Critique du dispositif : Ce dispositif relève toujours d’une logique de remédiation : le primaire ne remplissant plus son office, le saut entre le CM2 et la 6e devient nécessairement immense. De même que le saut entre la terminale et les classes préparatoires devient chaque année de plus en plus dissuasif…
4 – Une Inspection qui exercerait un rôle actif de conseil de proximité
Critique du dispositif : En pratique, l’Inspection ne joue plus le rôle de conseil qu’elle avait jadis. ECLAIR cherche à lui rendre ce rôle légitime, mais se heurte à deux problèmes majeurs : les inspecteurs manquent le plus souvent d’expertise récente et donc de légitimité en éducation prioritaire ; leur intervention complique la chaîne hiérarchique pour le chef d’établissement, alors que le programme ECLAIR vise en théorie à renforcer son autorité. Si le professeur est noté par l’inspecteur et qu’il dépend de l’inspecteur pour sa future mutation, écoutera-t-il le directeur ?

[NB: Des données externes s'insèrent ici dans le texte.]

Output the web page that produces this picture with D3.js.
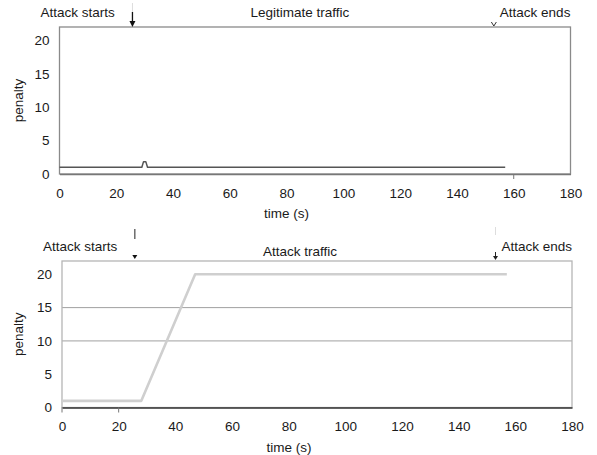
<!DOCTYPE html>
<html>
<head>
<meta charset="utf-8">
<script src="https://cdn.jsdelivr.net/npm/d3@7"></script>
<style>
  body { margin: 0; background: #fff; }
  svg text { font-family: "Liberation Sans", Arial, sans-serif; fill: #1a1a1a; }
</style>
</head>
<body>
<div id="chart"></div>
<script>
// values
const legitTime    = [0, 29, 29.6, 30.4, 31, 157];
const legitPenalty = [1, 1, 1.85, 1.85, 1, 1];
const attackTime    = [0, 28, 47, 157];
const attackPenalty = [1, 1, 20, 20];
const xTicks = [0, 20, 40, 60, 80, 100, 120, 140, 160, 180];
const yTicks = [0, 5, 10, 15, 20];
const attackMarks = [25.7, 153]; // start / end of attack (s)
const titles = ["Legitimate traffic", "Attack traffic"];

const FS = "13.5px";

const svg = d3.select("#chart").append("svg")
    .attr("width", 597)
    .attr("height", 455);

// draw one panel
function drawPanel(cfg) {
    const g = svg.append("g").attr("transform", `translate(${cfg.left},${cfg.top})`);
    const x = d3.scaleLinear().domain([0, 180]).range([0, cfg.width]);
    const y = d3.scaleLinear().domain([0, 22]).range([cfg.height, 0]);

    // gridlines
    g.selectAll("line.grid").data(cfg.grid).join("line")
        .attr("class", "grid")
        .attr("x1", 0).attr("x2", cfg.width)
        .attr("y1", d => y(d)).attr("y2", d => y(d))
        .attr("stroke", "#a0a0a0").attr("stroke-width", 1);

    // frame
    g.append("rect")
        .attr("width", cfg.width).attr("height", cfg.height)
        .attr("fill", "none").attr("stroke", cfg.frame).attr("stroke-width", 1.3);

    // axes
    const xAxis = g.append("g").attr("transform", `translate(0,${cfg.height})`)
        .call(d3.axisBottom(x).tickValues(xTicks).tickSize(0).tickPadding(14));
    xAxis.select(".domain").attr("stroke", cfg.axisColor).attr("stroke-width", 1.5);
    xAxis.selectAll("text").attr("font-size", FS);

    const yAxis = g.append("g")
        .call(d3.axisLeft(y).tickValues(yTicks).tickSize(0).tickPadding(10));
    yAxis.select(".domain").remove();
    yAxis.selectAll("text").attr("font-size", FS);

    // small tick marks
    g.selectAll("line.tk").data(cfg.tickMarks).join("line")
        .attr("class", "tk")
        .attr("x1", d => x(d)).attr("x2", d => x(d))
        .attr("y1", cfg.height).attr("y2", cfg.height + 5)
        .attr("stroke", "#777").attr("stroke-width", 1);

    // data line
    const line = d3.line().x(d => x(d[0])).y(d => y(d[1]));
    g.append("path")
        .datum(d3.zip(cfg.time, cfg.penalty))
        .attr("d", line)
        .attr("fill", "none")
        .attr("stroke", cfg.lineColor)
        .attr("stroke-width", cfg.lineWidth)
        .attr("stroke-linejoin", "round");

    // axis titles
    g.append("text")
        .attr("transform", `translate(${cfg.ylabelX},${cfg.height / 2}) rotate(-90)`)
        .attr("text-anchor", "middle")
        .attr("font-size", FS)
        .text("penalty");
    g.append("text")
        .attr("x", 227).attr("y", cfg.height + 44)
        .attr("text-anchor", "middle")
        .attr("font-size", FS)
        .text("time (s)");

    // annotations
    g.append("text").attr("x", cfg.startTextX).attr("y", cfg.labelY)
        .attr("font-size", FS).text("Attack starts");
    g.append("text").attr("x", cfg.titleX).attr("y", cfg.titleY)
        .attr("font-size", FS).text(cfg.title);
    g.append("text").attr("x", x(attackMarks[1]) + 6).attr("y", cfg.labelY)
        .attr("font-size", FS).text("Attack ends");

    cfg.arrows(g, x);
}

function arrowHead(g, cx, tipY, w, h, color) {
    g.append("path")
        .attr("d", `M${cx - w},${tipY - h}L${cx + w},${tipY - h}L${cx},${tipY}Z`)
        .attr("fill", color);
}

drawPanel({
    left: 59.5, top: 27, width: 511, height: 147,
    time: legitTime, penalty: legitPenalty,
    lineColor: "#555", lineWidth: 1.5,
    frame: "#8a8a8a", axisColor: "#777",
    grid: [], tickMarks: [160],
    ylabelX: -37, labelY: -10, startTextX: -19,
    title: titles[0], titleX: 191, titleY: -10,
    arrows: (g, x) => {
        const sx = x(attackMarks[0]);
        g.append("line").attr("x1", sx).attr("x2", sx).attr("y1", -24).attr("y2", -14)
            .attr("stroke", "#ddd").attr("stroke-width", 1);
        g.append("line").attr("x1", sx).attr("x2", sx).attr("y1", -15).attr("y2", -3)
            .attr("stroke", "#111").attr("stroke-width", 1.3);
        arrowHead(g, sx, 0, 3, 6, "#111");
        const ex = x(attackMarks[1]);
        g.append("path").attr("d", `M${ex - 2.5},-5L${ex},-1L${ex + 2.5},-5`)
            .attr("fill", "none").attr("stroke", "#333").attr("stroke-width", 1);
    }
});

drawPanel({
    left: 62, top: 261, width: 510, height: 146.5,
    time: attackTime, penalty: attackPenalty,
    lineColor: "#cfcfcf", lineWidth: 2.6,
    frame: "#b5b5b5", axisColor: "#333",
    grid: [10, 15], tickMarks: [0, 20],
    ylabelX: -39, labelY: -10, startTextX: -19,
    title: titles[1], titleX: 201, titleY: -5,
    arrows: (g, x) => {
        const sx = x(attackMarks[0]);
        g.append("line").attr("x1", sx).attr("x2", sx).attr("y1", -32).attr("y2", -22)
            .attr("stroke", "#555").attr("stroke-width", 1.3);
        arrowHead(g, sx, -2, 2.5, 4, "#111");
        const ex = x(attackMarks[1]);
        g.append("line").attr("x1", ex).attr("x2", ex).attr("y1", -34).attr("y2", -26)
            .attr("stroke", "#ddd").attr("stroke-width", 1);
        g.append("line").attr("x1", ex).attr("x2", ex).attr("y1", -9).attr("y2", -4)
            .attr("stroke", "#222").attr("stroke-width", 1);
        arrowHead(g, ex, -1, 2.5, 4, "#222");
    }
});
</script>
</body>
</html>
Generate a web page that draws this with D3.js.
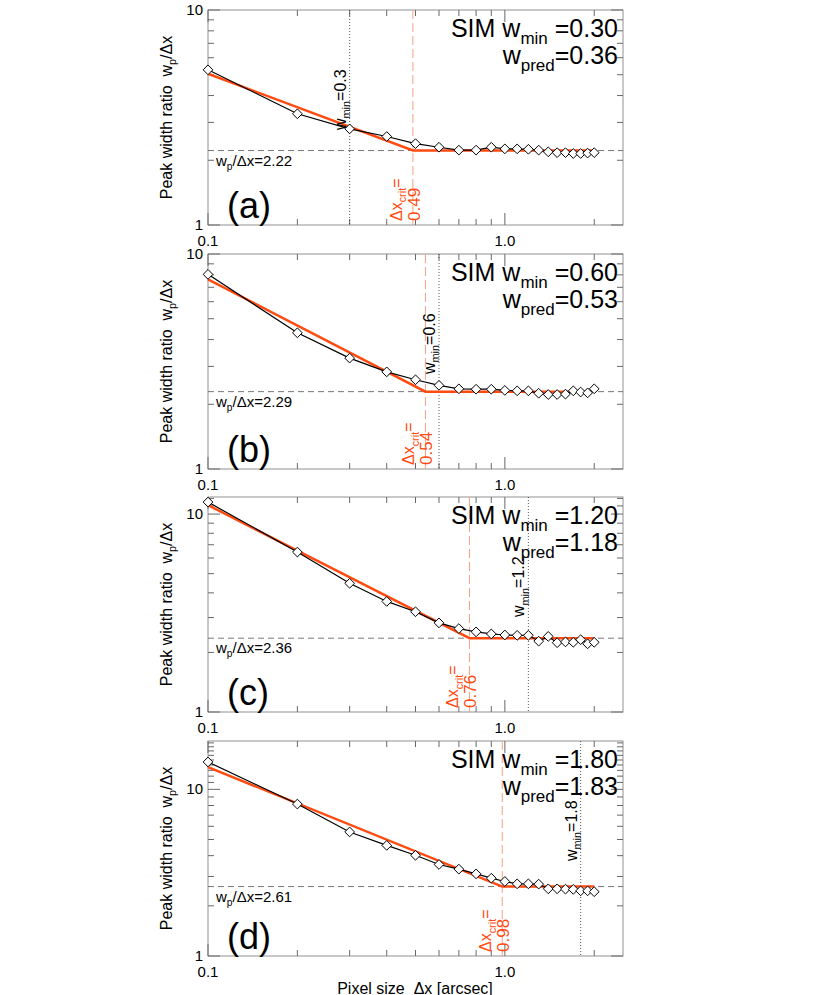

En conclusion, le programme ECLAIR repose sur des intuitions pertinentes, à commencer par celle de donner aux écoles davantage de liberté pour s’adapter aux besoins du terrain, in situ. Mais il contient de nombreuses complications et zones d’incertitudes qui peuvent conduire à son échec : multiplicité des statuts de professeurs ; interférence entre les responsabilités contradictoires qu’auront les professeurs, les préfets des études, les directeurs et les inspecteurs ; inspirations pédagogiques non compatibles, comme le renforcement de la discipline et le développement d’une culture de la gestion de conflit, comme le renforcement des matières fondamentales et le développement de gestion par projet ou de l’interdisciplinarité. Enfin, il est dommage que les écoles qui appliquent ECLAIR ne le fassent pas sur la base d’un vrai volontariat et que leur démarche ne puisse pas déboucher, si elles en éprouvent la nécessité, sur une véritable liberté d’établissement qui soit pérenne. Pour qu’ils puissent mener véritablement leur projet à bien, les établissements doivent conquérir d’autres libertés fondamentales : liberté de recruter tous leurs professeurs, liberté d’allouer librement leur budget et de choisir leurs horaires et leurs enseignements. Bref, il faudrait qu’ils aient la liberté de développer un modèle qui emprunterait largement aux charters schools américaines et aux publics schools britanniques.
Sources : Educsol, site officiel du ministère de l’Éducation nationale.